II. RELEVANT DOMESTIC LAW AND PRACTICE
A. Relevant provisions of the Criminal Code
Ҥ 1. Anyone who imputes to another person, group of persons, institution, legal person or organisation without legal personality, such behaviour or characteristics as may lower this person, group or entity in public opinion or undermine public confidence in their capacity necessary for a given position, occupation or type of activity, shall be liable to a fine, a restriction of liberty or imprisonment not exceeding one year.
§ 2. If the perpetrator commits the act described in paragraph 1 through the mass media he shall be liable to a fine, a restriction of liberty or imprisonment not exceeding two years.”
Article 213 provides as follows:
“§ 1. The offence specified in Article 212 § 1 is not committed, if the allegation not made in public is true.
§ 2. Whoever makes or publicises a true allegation in defence of a justifiable public interest shall be deemed not to have committed the offence specified in Article 212 § 1 or 2; if the allegation regards private or family life evidence of truth shall only be admitted when it serves to prevent a danger to someone’s life or to protect the morals of a minor.”
B. The Constitutional Court’s judgment of 30 October 2006, case no. P 10/06
22. On 30 October 2006 the Constitutional Court, ruling on a legal question referred to it by the Gdańsk District Court, declared Article 212 §§ 1 and 2 of the Polish Criminal Code compatible with Articles 14 and 54 § 1 read in conjunction with Article 31 § 3 of the Constitution.
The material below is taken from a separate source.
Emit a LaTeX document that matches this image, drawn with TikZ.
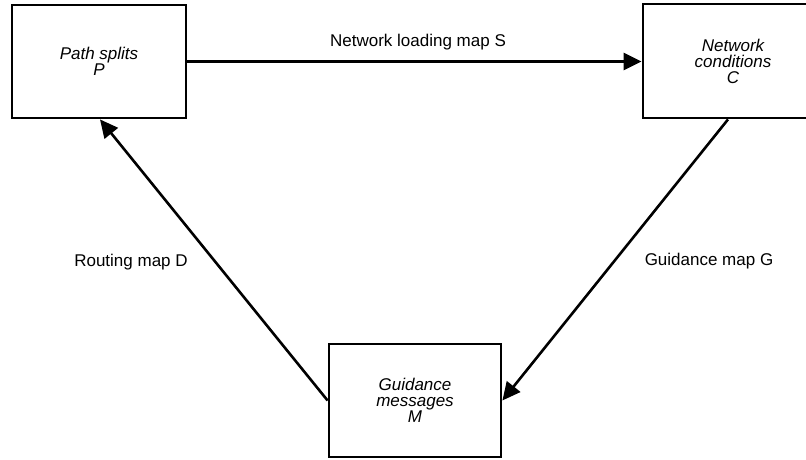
\documentclass[tikz,border=0pt]{standalone}
\usepackage{fontspec}
\setmainfont{Liberation Sans}
\usetikzlibrary{arrows.meta}
\begin{document}
\begin{tikzpicture}[x=1pt,y=-1pt,
  boxnode/.style={draw=black, line width=2.8pt, inner sep=0pt, align=center,
    font=\itshape\fontsize{17}{16}\selectfont},
  conn/.style={line width=2.6pt, -{Triangle[length=18pt,width=17pt]}},
  lbl/.style={font=\fontsize{17}{20}\selectfont, inner sep=0pt}]
\useasboundingbox (0,0) rectangle (806,459);
\clip (0,0) rectangle (806,459);
\node[boxnode, minimum width=174pt, minimum height=113pt,
  font=\itshape\fontsize{17}{12}\selectfont] (P) at (99,61.5) {Path splits\\P};
\node[boxnode, minimum width=180pt, minimum height=114pt] (C) at (733,61) {Network\\conditions\\C};
\node[boxnode, minimum width=172pt, minimum height=113pt] (M) at (415,400.5) {Guidance\\messages\\M};
\draw[conn] (P.east) -- (P.east -| C.west);
\draw[conn] ([xshift=-5pt]C.south) -- (M.east);
\draw[conn] (M.west) -- ([xshift=1pt]P.south);
\node[lbl] (S) at (418,42) {Network loading map S};
\node[lbl] (D) at (131,262) {Routing map D};
\node[lbl] (G) at (709,261) {Guidance map G};
\end{tikzpicture}
\end{document}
The court found that in some circumstances the protection of rights and freedoms like dignity, good name and privacy may prevail over the protection of freedom of expression. The court further found that there was no basis to assume that the protection of freedom of expression merely by means of the civil law (provisions on personal rights) would be as equally efficient as its protection through the criminal law. Protection of freedom of expression by means of the criminal law did not of itself infringe the relevant provisions of the Constitution.
THE LAW
I. ALLEGED VIOLATION OF ARTICLE 10 OF THE CONVENTION
“1. Everyone has the right to freedom of expression. This right shall include freedom to hold opinions and to receive and impart information and ideas without interference by public authority and regardless of frontiers. This Article shall not prevent states from requiring the licensing of broadcasting, television or cinema enterprises.
2. The exercise of these freedoms, since it carries with it duties and responsibilities, may be subject to such formalities, conditions, restrictions or penalties as are prescribed by law and are necessary in a democratic society, in the interests of national security, territorial integrity or public safety, for the prevention of disorder or crime, for the protection of health or morals, for the protection of the reputation or rights of others, for preventing the disclosure of information received in confidence, or for maintaining the authority and impartiality of the judiciary.”
A. Admissibility
B. Merits
1. The applicants’ submissions
2. The Government’s submissions
3. The Court’s assessment
(a) The test of “necessity in a democratic society” requires the Court to determine whether the interference corresponded to a pressing social need. The Contracting States have a certain margin of appreciation in assessing whether such a need exists, but it goes hand in hand with European supervision, embracing both the legislation and the decisions applying it, even those delivered by independent courts. The Court is therefore empowered to give the final ruling on whether a “restriction” is reconcilable with freedom of expression as protected by Article 10.
(b) The Court’s task in exercising its supervisory function is not to take the place of the competent domestic courts but rather to review under Article 10 the decisions they have taken pursuant to their power of appreciation. This does not mean that the supervision is limited to ascertaining whether the respondent State exercised its discretion reasonably, carefully or in good faith; what the Court has to do is to look at the interference complained of in the light of the case as a whole, including the content of the statements held against the applicant and the context in which he or she has made them.
(c) In particular, the Court must determine whether the reasons adduced by the national authorities to justify the interference were relevant and sufficient and whether the measure taken was proportionate to the legitimate aims pursued. In doing so, the Court has to satisfy itself that the national authorities, basing themselves on an acceptable assessment of the relevant facts, applied standards which were in conformity with the principles embodied in Article 10.
(d) The Court must also ascertain whether the domestic authorities struck a fair balance between the protection of freedom of expression as enshrined in Article 10 and the protection of the reputation of those against whom allegations have been made, a right which, as an aspect of private life, is protected by Article 8 of the Convention.
II. APPLICATION OF ARTICLE 41 OF THE CONVENTION
“If the Court finds that there has been a violation of the Convention or the Protocols thereto, and if the internal law of the High Contracting Party concerned allows only partial reparation to be made, the Court shall, if necessary, afford just satisfaction to the injured party.”
A. Damage
B. Costs and expenses
C. Default interest
FOR THESE REASONS, THE COURT UNANIMOUSLY
1. Declares the application admissible;
2. Holds that there has been a violation of Article 10 of the Convention;
3. Holds
(a) that the respondent State is to pay the applicants jointly, within three months from the date on which the judgment becomes final in accordance with Article 44 § 2 of the Convention, EUR 2,380 (two thousand three hundred and eighty euros) in respect of non-pecuniary damage, plus any tax that may be chargeable, to be converted into the currency of the respondent State at the rate applicable at the date of settlement;
(b) that from the expiry of the above-mentioned three months until settlement simple interest shall be payable on the above amount at a rate equal to the marginal lending rate of the European Central Bank during the default period plus three percentage points.
Done in English, and notified in writing on 23 October 2012, pursuant to Rule 77 §§ 2 and 3 of the Rules of Court.